**STATED GOAL:** Quote the listing below in full and exactly as written, but omit every picture.

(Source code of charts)
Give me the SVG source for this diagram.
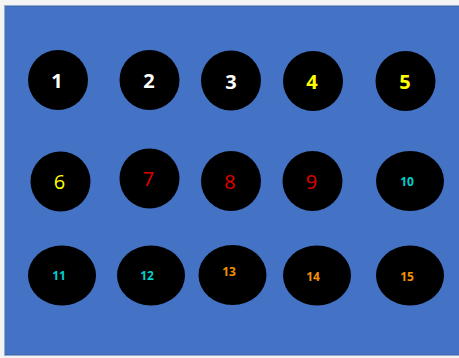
<svg xmlns="http://www.w3.org/2000/svg" width="459" height="358" viewBox="0 0 459 358">
<style>
.n{fill:#000;}
.t{font-family:"Open Sans","Liberation Sans",sans-serif;text-anchor:middle;dominant-baseline:central;}
.big{font-size:20px;}
.bb{font-weight:bold;}
.sm{font-size:12px;font-weight:bold;}
.w{fill:#fff;}.y{fill:#ffff00;}.r{fill:#e00000;}.c{fill:#00d0d0;}.o{fill:#f09000;}
</style>
<rect x="0" y="0" width="459" height="358" fill="#f4f4f4"/>
<rect x="4.5" y="6" width="460" height="349" fill="#4472c4" stroke="#3a62aa" stroke-width="1"/>
<line x1="4.5" y1="6" x2="4.5" y2="355" stroke="#9aa8c0" stroke-width="1"/>
<g id="connectors"></g>
<g id="node1"><circle class="n" cx="58" cy="80" r="30"/><text class="t big bb w" x="57" y="80">1</text></g>
<g id="node2"><circle class="n" cx="149.5" cy="80" r="30"/><text class="t big bb w" x="149" y="80">2</text></g>
<g id="node3"><circle class="n" cx="231" cy="80.5" r="30"/><text class="t big bb w" x="231" y="81">3</text></g>
<g id="node4"><circle class="n" cx="313" cy="81" r="30"/><text class="t big bb y" x="312" y="81">4</text></g>
<g id="node5"><circle class="n" cx="405.5" cy="81" r="30"/><text class="t big bb y" x="405" y="81">5</text></g>
<g id="node6"><circle class="n" cx="60.5" cy="181.5" r="30"/><text class="t big y" x="59.5" y="181.5">6</text></g>
<g id="node7"><circle class="n" cx="149.5" cy="178.5" r="30"/><text class="t big r" x="148.5" y="178.5">7</text></g>
<g id="node8"><circle class="n" cx="231" cy="181" r="30"/><text class="t big r" x="230" y="181">8</text></g>
<g id="node9"><circle class="n" cx="312.5" cy="181" r="30"/><text class="t big r" x="311.5" y="181">9</text></g>
<g id="node10"><ellipse class="n" cx="410" cy="181" rx="34" ry="30"/><text class="t sm c" x="407" y="181">10</text></g>
<g id="node11"><ellipse class="n" cx="62" cy="275.5" rx="34" ry="30"/><text class="t sm c" x="59" y="275.5">11</text></g>
<g id="node12"><ellipse class="n" cx="151" cy="275.5" rx="34" ry="30"/><text class="t sm c" x="147" y="275.5">12</text></g>
<g id="node13"><ellipse class="n" cx="232.5" cy="275" rx="34" ry="30"/><text class="t sm o" x="229" y="271">13</text></g>
<g id="node14"><ellipse class="n" cx="317" cy="275.5" rx="34" ry="30"/><text class="t sm o" x="313" y="276.5">14</text></g>
<g id="node15"><ellipse class="n" cx="410" cy="275.5" rx="34" ry="30"/><text class="t sm o" x="407" y="276">15</text></g>
</svg>
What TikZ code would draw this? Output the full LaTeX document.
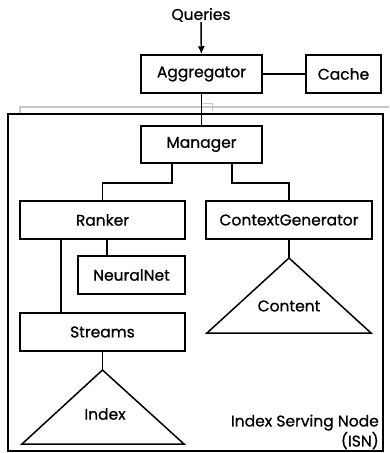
\documentclass[tikz,border=0pt]{standalone}
\usepackage{fontspec}
\usetikzlibrary{arrows.meta}
\setmainfont{Poppins}
\newfontfamily\medfont{Poppins}[FakeBold=0.8]
\begin{document}
\begin{tikzpicture}[x=1pt,y=-1pt]
	\tikzstyle{box}=[draw=black,line width=1.5pt,minimum height=38pt,inner sep=0pt,font=\fontsize{15.5}{17}\medfont]
	\tikzstyle{lbl}=[inner sep=0pt,font=\fontsize{15.5}{17}\medfont]
	\tikzstyle{link}=[draw=black,line width=1.5pt]
	\useasboundingbox (0,0) rectangle (389,453);

	% shadow of the ISN frame
	\draw[black!22,line width=1.2pt] (20,114) -- (20,107) -- (389,107);
	\draw[black!22,line width=1pt] (203,103) -- (212,103) -- (212,111);
	% ISN frame
	\draw[line width=2pt] (8,114) rectangle (383,451);

	\node[lbl] (queries) at (201,15) {Queries};
	\node[box,minimum width=121pt] (agg) at (201.5,74) {Aggregator};
	\node[box,minimum width=75pt] (cache) at (343.5,74) {Cache};
	\node[box,minimum width=121pt,minimum height=37pt] (mgr) at (201.5,144.5) {Manager};
	\node[box,minimum width=165pt] (ranker) at (102.5,220) {Ranker};
	\node[box,minimum width=166pt] (cg) at (289,220) {ContextGenerator};
	\node[box,minimum width=107pt] (nn) at (131.5,275) {NeuralNet};
	\node[box,minimum width=165pt] (streams) at (102.5,332) {Streams};

	% triangles
	\draw[line width=1.5pt] (102.5,370) coordinate (idxtop) -- (184,444) -- (22,444) -- cycle;
	\draw[line width=1.5pt] (289,258) coordinate (cnttop) -- (371,333) -- (207,333) -- cycle;
	\node[lbl] (index) at (105,414) {Index};
	\node[lbl] (content) at (289,306) {Content};
	\node[lbl,anchor=east,align=right,font=\fontsize{15.5}{20}\medfont] (isn) at (379,432) {Index Serving Node\\(ISN)};

	\draw[-{Latex[length=8pt,width=7pt]},line width=1.5pt] (queries) -- (agg);
	\path[link]
	(agg) edge (cache)
	(agg) edge (mgr)
	(streams) edge (idxtop)
	(cg) edge (cnttop)
	;
	\draw[link] ([xshift=-29.5pt]mgr.south) -- ++(0,19) -| (ranker.north);
	\draw[link] ([xshift=30.5pt]mgr.south) -- ++(0,19) -| (cg.north);
	\draw[link] ([xshift=-41.5pt]ranker.south) -- ([xshift=-41.5pt]streams.north);
	\draw[link] ([xshift=4.5pt]ranker.south) -- ([xshift=4.5pt]ranker.south |- nn.north);
\end{tikzpicture}
\end{document}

**ANSWER IN FULL:**
Give me the SVG source for this diagram.
<svg xmlns="http://www.w3.org/2000/svg" width="459" height="358" viewBox="0 0 459 358">
<style>
.n{fill:#000;}
.t{font-family:"Open Sans","Liberation Sans",sans-serif;text-anchor:middle;dominant-baseline:central;}
.big{font-size:20px;}
.bb{font-weight:bold;}
.sm{font-size:12px;font-weight:bold;}
.w{fill:#fff;}.y{fill:#ffff00;}.r{fill:#e00000;}.c{fill:#00d0d0;}.o{fill:#f09000;}
</style>
<rect x="0" y="0" width="459" height="358" fill="#f4f4f4"/>
<rect x="4.5" y="6" width="460" height="349" fill="#4472c4" stroke="#3a62aa" stroke-width="1"/>
<line x1="4.5" y1="6" x2="4.5" y2="355" stroke="#9aa8c0" stroke-width="1"/>
<g id="connectors"></g>
<g id="node1"><circle class="n" cx="58" cy="80" r="30"/><text class="t big bb w" x="57" y="80">1</text></g>
<g id="node2"><circle class="n" cx="149.5" cy="80" r="30"/><text class="t big bb w" x="149" y="80">2</text></g>
<g id="node3"><circle class="n" cx="231" cy="80.5" r="30"/><text class="t big bb w" x="231" y="81">3</text></g>
<g id="node4"><circle class="n" cx="313" cy="81" r="30"/><text class="t big bb y" x="312" y="81">4</text></g>
<g id="node5"><circle class="n" cx="405.5" cy="81" r="30"/><text class="t big bb y" x="405" y="81">5</text></g>
<g id="node6"><circle class="n" cx="60.5" cy="181.5" r="30"/><text class="t big y" x="59.5" y="181.5">6</text></g>
<g id="node7"><circle class="n" cx="149.5" cy="178.5" r="30"/><text class="t big r" x="148.5" y="178.5">7</text></g>
<g id="node8"><circle class="n" cx="231" cy="181" r="30"/><text class="t big r" x="230" y="181">8</text></g>
<g id="node9"><circle class="n" cx="312.5" cy="181" r="30"/><text class="t big r" x="311.5" y="181">9</text></g>
<g id="node10"><ellipse class="n" cx="410" cy="181" rx="34" ry="30"/><text class="t sm c" x="407" y="181">10</text></g>
<g id="node11"><ellipse class="n" cx="62" cy="275.5" rx="34" ry="30"/><text class="t sm c" x="59" y="275.5">11</text></g>
<g id="node12"><ellipse class="n" cx="151" cy="275.5" rx="34" ry="30"/><text class="t sm c" x="147" y="275.5">12</text></g>
<g id="node13"><ellipse class="n" cx="232.5" cy="275" rx="34" ry="30"/><text class="t sm o" x="229" y="271">13</text></g>
<g id="node14"><ellipse class="n" cx="317" cy="275.5" rx="34" ry="30"/><text class="t sm o" x="313" y="276.5">14</text></g>
<g id="node15"><ellipse class="n" cx="410" cy="275.5" rx="34" ry="30"/><text class="t sm o" x="407" y="276">15</text></g>
</svg>
What TikZ code would draw this? Output the full LaTeX document.
\documentclass[tikz,border=0pt]{standalone}
\usepackage{fontspec}
\usetikzlibrary{arrows.meta}
\setmainfont{Poppins}
\newfontfamily\medfont{Poppins}[FakeBold=0.8]
\begin{document}
\begin{tikzpicture}[x=1pt,y=-1pt]
	\tikzstyle{box}=[draw=black,line width=1.5pt,minimum height=38pt,inner sep=0pt,font=\fontsize{15.5}{17}\medfont]
	\tikzstyle{lbl}=[inner sep=0pt,font=\fontsize{15.5}{17}\medfont]
	\tikzstyle{link}=[draw=black,line width=1.5pt]
	\useasboundingbox (0,0) rectangle (389,453);

	% shadow of the ISN frame
	\draw[black!22,line width=1.2pt] (20,114) -- (20,107) -- (389,107);
	\draw[black!22,line width=1pt] (203,103) -- (212,103) -- (212,111);
	% ISN frame
	\draw[line width=2pt] (8,114) rectangle (383,451);

	\node[lbl] (queries) at (201,15) {Queries};
	\node[box,minimum width=121pt] (agg) at (201.5,74) {Aggregator};
	\node[box,minimum width=75pt] (cache) at (343.5,74) {Cache};
	\node[box,minimum width=121pt,minimum height=37pt] (mgr) at (201.5,144.5) {Manager};
	\node[box,minimum width=165pt] (ranker) at (102.5,220) {Ranker};
	\node[box,minimum width=166pt] (cg) at (289,220) {ContextGenerator};
	\node[box,minimum width=107pt] (nn) at (131.5,275) {NeuralNet};
	\node[box,minimum width=165pt] (streams) at (102.5,332) {Streams};

	% triangles
	\draw[line width=1.5pt] (102.5,370) coordinate (idxtop) -- (184,444) -- (22,444) -- cycle;
	\draw[line width=1.5pt] (289,258) coordinate (cnttop) -- (371,333) -- (207,333) -- cycle;
	\node[lbl] (index) at (105,414) {Index};
	\node[lbl] (content) at (289,306) {Content};
	\node[lbl,anchor=east,align=right,font=\fontsize{15.5}{20}\medfont] (isn) at (379,432) {Index Serving Node\\(ISN)};

	\draw[-{Latex[length=8pt,width=7pt]},line width=1.5pt] (queries) -- (agg);
	\path[link]
	(agg) edge (cache)
	(agg) edge (mgr)
	(streams) edge (idxtop)
	(cg) edge (cnttop)
	;
	\draw[link] ([xshift=-29.5pt]mgr.south) -- ++(0,19) -| (ranker.north);
	\draw[link] ([xshift=30.5pt]mgr.south) -- ++(0,19) -| (cg.north);
	\draw[link] ([xshift=-41.5pt]ranker.south) -- ([xshift=-41.5pt]streams.north);
	\draw[link] ([xshift=4.5pt]ranker.south) -- ([xshift=4.5pt]ranker.south |- nn.north);
\end{tikzpicture}
\end{document}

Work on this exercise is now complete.